Letting Novak Djokovic enter Australia would be a ‘slap in the face’ to vaccinated people
If Novak Djokovic's three-year Australia ban was overturned so he could play at next year's Australian Open, it would be a “slap in the face” to vaccinated people.
That's according to Shadow Home Affairs Minister Karen Andrews, who thinks the former world No.1 should be kept out of the country – for now, at least.
Earlier this year, Novak Djokovic became embroiled in a saga which engulfed the nation of Australia.
Upon arrival Down Under ahead of the Australian Open, the unvaccinated Serbian tennis player's visa was cancelled, despite initial claims he had received an “exemption” from the government.
After lengthy legal battles and even time in a detention centre, Djokovic was eventually deported and slapped with a three-year ban from entering Australian shores.
Nine months on and there have been whispers that his ban could be overturned so that he could play in the Australian Open come January.
But while Novak die-hards are probably hoping they get to see the man himself step foot on Rod Laver Arena, others aren't too fond of the idea – including the Shadow Home Affairs Minister.
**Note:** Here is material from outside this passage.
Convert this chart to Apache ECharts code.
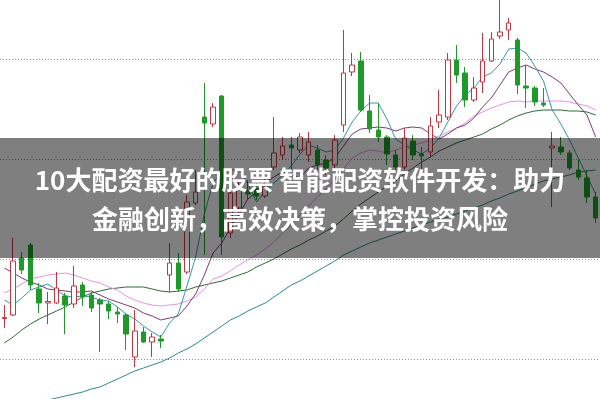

“It would be a slap in the face for those people in Australia who did the right thing… if all of a sudden, Novak Djokovic is allowed back into the country, simply because he is a high-ranking tennis player with many millions of dollars,” Andrews told ABC Radio Melbourne.
“I don’t think there is any reason it should be overturned because someone has a lot of money.
“It shouldn’t be one rule for Novak Djokovic and a different rule for everybody else.”
Australia has remained pretty firm on its vaccination policy and even firmer on its immigration stance.
Dan Tehan, who is the Shadow Immigration Minister, reckons allowing Djokovic into the country could shift the public's perception on the current restrictions in place.
“As a tennis lover, I’d love to see him there… but the most important thing here is that we protect the integrity of our immigration system,” Tehan told Sky News Australia.
“The rules about coming into Australia have changed, you don’t have to be vaccinated anymore.
“If they decide that he can come, they’ve got to do so in making that decision in a way to protect the integrity of our immigration system.”